Je pense que tu ne peux pas vivre ta passion de la même façon quand c’est ton boulot, et quand ça ne l’est pas. Avant de me lancer, j’adorais cuisiner pour moi, maintenant, je passe tellement de temps au resto que je ne prends plus aucun plaisir à cuisiner à la maison. Au quotidien, j’essaie de maintenir la passion en me challengeant, en inventant de nouvelles recettes, en changeant le menu toutes les deux semaines… Mais c’est difficile, car le rythme est tel que je travaille en mode « survie », je n’ai pas le temps de cogiter comme je le voudrais. Je sais que je tiens le rythme actuel car le restaurant fonctionne de mieux en mieux, et cela va nous permettre de lever un peu le pied plus tard, mais au quotidien je ressens une telle fatigue… C’est aussi parce qu’on a envie de réussir qu’on s’obstine. Je me dis que ma femme et moi n’avons pas tous les deux quitté nos boulots tranquilles et bien payés pour s’arrêter là.
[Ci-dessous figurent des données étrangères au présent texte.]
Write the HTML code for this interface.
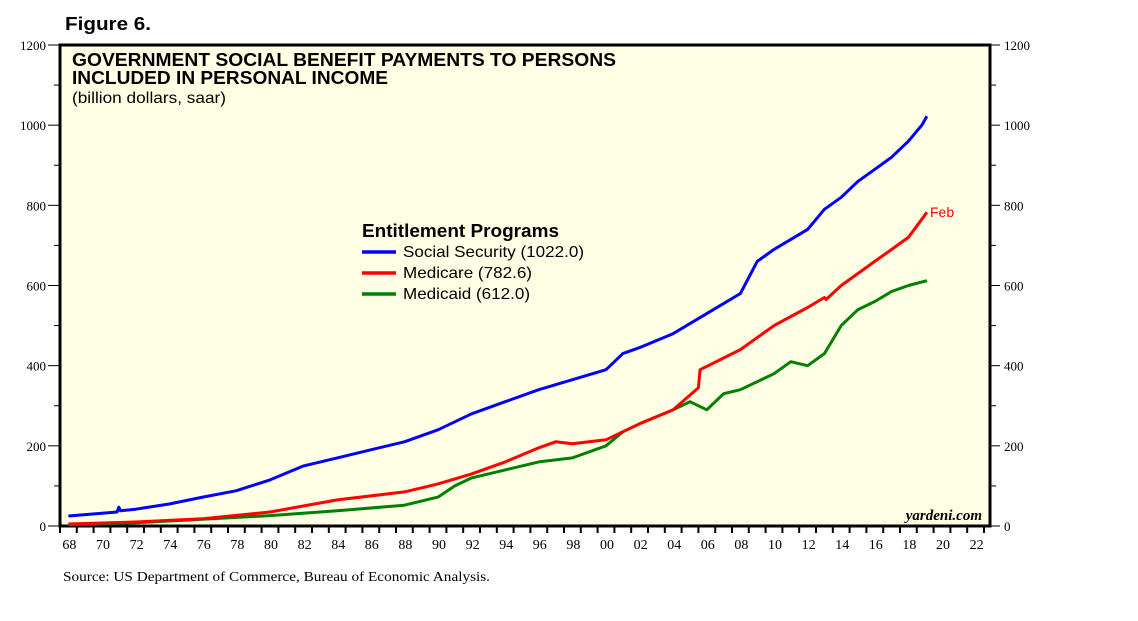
<!DOCTYPE html>
<html><head><meta charset="utf-8"><style>
body{margin:0;background:#fff;width:1138px;height:621px;overflow:hidden}
svg{display:block}
</style></head><body>
<svg id="chart" width="1138" height="621" xmlns="http://www.w3.org/2000/svg">
<text x="65" y="30" font-family="Liberation Sans, sans-serif" font-weight="bold" font-size="18" textLength="86" lengthAdjust="spacingAndGlyphs">Figure 6.</text>
<rect x="60" y="45" width="930" height="481" fill="#ffffe6" stroke="#000" stroke-width="3"/>
<g id="axes"></g>
<text x="72" y="66" font-family="Liberation Sans, sans-serif" font-weight="bold" font-size="18.5" textLength="544" lengthAdjust="spacingAndGlyphs">GOVERNMENT SOCIAL BENEFIT PAYMENTS TO PERSONS</text>
<text x="72" y="84" font-family="Liberation Sans, sans-serif" font-weight="bold" font-size="18.5" textLength="316" lengthAdjust="spacingAndGlyphs">INCLUDED IN PERSONAL INCOME</text>
<text x="72" y="103" font-family="Liberation Sans, sans-serif" font-size="16" textLength="154" lengthAdjust="spacingAndGlyphs">(billion dollars, saar)</text>
<g id="series"></g>
<g font-family="Liberation Sans, sans-serif">
<text x="362" y="237" font-weight="bold" font-size="18" textLength="197" lengthAdjust="spacingAndGlyphs">Entitlement Programs</text>
<g><line x1="362" y1="252" x2="396" y2="252" stroke="#0000ff" stroke-width="3.5"/><text x="403" y="257" font-size="16" textLength="181" lengthAdjust="spacingAndGlyphs">Social Security (1022.0)</text></g>
<g><line x1="362" y1="273" x2="396" y2="273" stroke="#ff0000" stroke-width="3.5"/><text x="403" y="278" font-size="16" textLength="129" lengthAdjust="spacingAndGlyphs">Medicare (782.6)</text></g>
<g><line x1="362" y1="294" x2="396" y2="294" stroke="#008000" stroke-width="3.5"/><text x="403" y="299" font-size="16" textLength="127" lengthAdjust="spacingAndGlyphs">Medicaid (612.0)</text></g>
</g>
<text x="930" y="217" fill="#ff0000" font-family="Liberation Sans, sans-serif" font-size="14">Feb</text>
<text x="982" y="520" text-anchor="end" font-family="Liberation Serif, serif" font-style="italic" font-weight="bold" font-size="15">yardeni.com</text>
<text x="63" y="581" font-family="Liberation Serif, serif" font-size="14" textLength="427" lengthAdjust="spacingAndGlyphs">Source: US Department of Commerce, Bureau of Economic Analysis.</text>
</svg>
<script>
const ssYears=[1968,1970,1970.9,1971,1971.1,1972,1974,1976,1978,1980,1982,1984,1986,1988,1990,1992,1994,1996,1998,2000,2000.5,2001,2002,2004,2006,2008,2009,2010,2012,2013,2014,2015,2016,2017,2018,2018.8,2019.1];
const ssValues=[25,32,35,47,38,42,55,72,88,115,150,170,190,210,240,280,310,340,365,390,410,430,445,480,530,580,660,690,740,790,820,860,890,920,960,1000,1022];
const mcYears=[1968,1972,1976,1980,1984,1988,1990,1992,1994,1996,1997,1998,2000,2002,2004,2005.5,2005.6,2008,2010,2012,2013,2013.1,2014,2016,2018,2019.1];
const mcValues=[5,10,18,35,65,85,105,130,160,195,210,205,215,255,290,345,390,440,500,545,570,565,600,660,720,782.6];
const mdYears=[1968,1972,1976,1980,1984,1988,1990,1991,1992,1994,1996,1998,2000,2001,2002,2004,2005,2006,2007,2008,2010,2011,2012,2013,2014,2015,2016,2017,2018,2019.1];
const mdValues=[3,8,17,26,38,52,72,100,120,140,160,170,200,235,255,290,310,290,330,340,380,410,400,430,500,540,560,585,600,612];
const yTicks=[0,200,400,600,800,1000,1200];
const xLabels=["68","70","72","74","76","78","80","82","84","86","88","90","92","94","96","98","00","02","04","06","08","10","12","14","16","18","20","22"];
const NS="http://www.w3.org/2000/svg";
const X=y=>60+(y-1967.5)*16.8;
const Y=v=>526-v*(481/1200);
const axes=document.getElementById('axes'),series=document.getElementById('series');
function mk(t,a,p){const e=document.createElementNS(NS,t);for(const k in a)e.setAttribute(k,a[k]);p.appendChild(e);return e;}
yTicks.forEach(v=>{
 const l=mk('line',{x1:48,x2:60,y1:Y(v),y2:Y(v),stroke:'#000'},axes);
 
 
 const r=mk('line',{x1:990,x2:1000,y1:Y(v),y2:Y(v),stroke:'#000'},axes);
 
 
 const t=mk('text',{x:46,y:Y(v)+5,'text-anchor':'end','font-family':'Liberation Serif, serif','font-size':13},axes);t.textContent=v;
 
 
 const t2=mk('text',{x:1004,y:Y(v)+5,'font-family':'Liberation Serif, serif','font-size':13},axes);t2.textContent=v;
 
 
});
for(let v=100;v<1200;v+=200){
 mk('line',{x1:54,x2:60,y1:Y(v),y2:Y(v),stroke:'#000'},axes);
 mk('line',{x1:990,x2:996,y1:Y(v),y2:Y(v),stroke:'#000'},axes);
}
xLabels.forEach((s,i)=>{
 const yr=1968+2*i;
 for(const d of [0,1]){const yy=yr+d-0.5;if(yy<2023){mk('line',{x1:X(yy),x2:X(yy),y1:526,y2:533,stroke:'#000','stroke-width':2},axes);}}
 const t=mk('text',{x:X(yr)+1,y:549,'text-anchor':'middle','font-family':'Liberation Serif, serif','font-size':14},axes);t.textContent=s;
 
 
});
function line(xs,vs,c,name){
 const d=xs.map((x,i)=>(i?'L':'M')+X(x).toFixed(1)+' '+Y(vs[i]).toFixed(1)).join(' ');
 const p=mk('path',{d:d,fill:'none',stroke:c,'stroke-width':3,'stroke-linejoin':'round'},series);
 
 
}
line(mdYears,mdValues,'#008000','medicaid-line');
line(mcYears,mcValues,'#ff0000','medicare-line');
line(ssYears,ssValues,'#0000ff','social-security-line');
</script>
</body></html>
« Il a fallu que mon conjoint en vienne à me dire que c’était soit mon boulot, soit lui, pour que je réalise que je m’étais de nouveau noyée dans mon travail », Elodie, 36 ans, directrice artistique

J’ai toujours exercé des métiers passion. Jusqu’en 2019, je cumule le poste de directrice artistique en freelance et en mission salariée en même temps. Je suis passionnée par mon métier, et je m’implique énormément, je ne coupe jamais. Ça me plait tellement que je n’arrive plus à faire autre chose à côté, je m’y consacre à 100%. À ce moment-là, je viens d’être maman, et je finis par m’épuiser, je fais un burn-out. Suite à ça, je me reconvertis dans la cuisine, un autre domaine que j’adorais, et je monte mon entreprise traiteur avec mon mari. On passe notre temps dans notre labo, qui est au sous-sol de la maison. Après le Covid, mon mari me dit qu’il a besoin de faire une pause, et je continue. Seule, je sens que j’ai de moins en moins d’idées, mais je ne me sens pas en burn-out pour autant, je pense à ce moment-là qu’il suffit que je renouvelle mon offre pour retrouver la passion. Il a fallu que mon conjoint en vienne à me dire que c’était soit mon boulot, soit lui, pour que je réalise que je m’étais de nouveau noyée dans mon travail. Depuis, je suis repassée directrice artistique en freelance, mais je fais beaucoup plus attention à mes limites. J’ai fait une thérapie entre temps, qui m’a permis de comprendre que j’avais une grosse phobie de l’échec. Résultat, dans tous mes boulots je mets la barre très haut, ce qui est à la fois galvanisant, parce que je me lance dans plein de projets passionnants, mais aussi très pressurisant. Aujourd’hui, je n’accepte plus les missions tête baissée comme avant, je me demande d’abord si j’en ai les capacités, si j’ai la possibilité de déléguer en cas de besoin… J’ai repris le même travail qu’avant, mais différemment. Je me suis entourée d’autres freelances aussi, pour pouvoir partager certaines missions. Je gagne moins, mais il y a un échange de compétences qui se crée, et on peut partager le stress.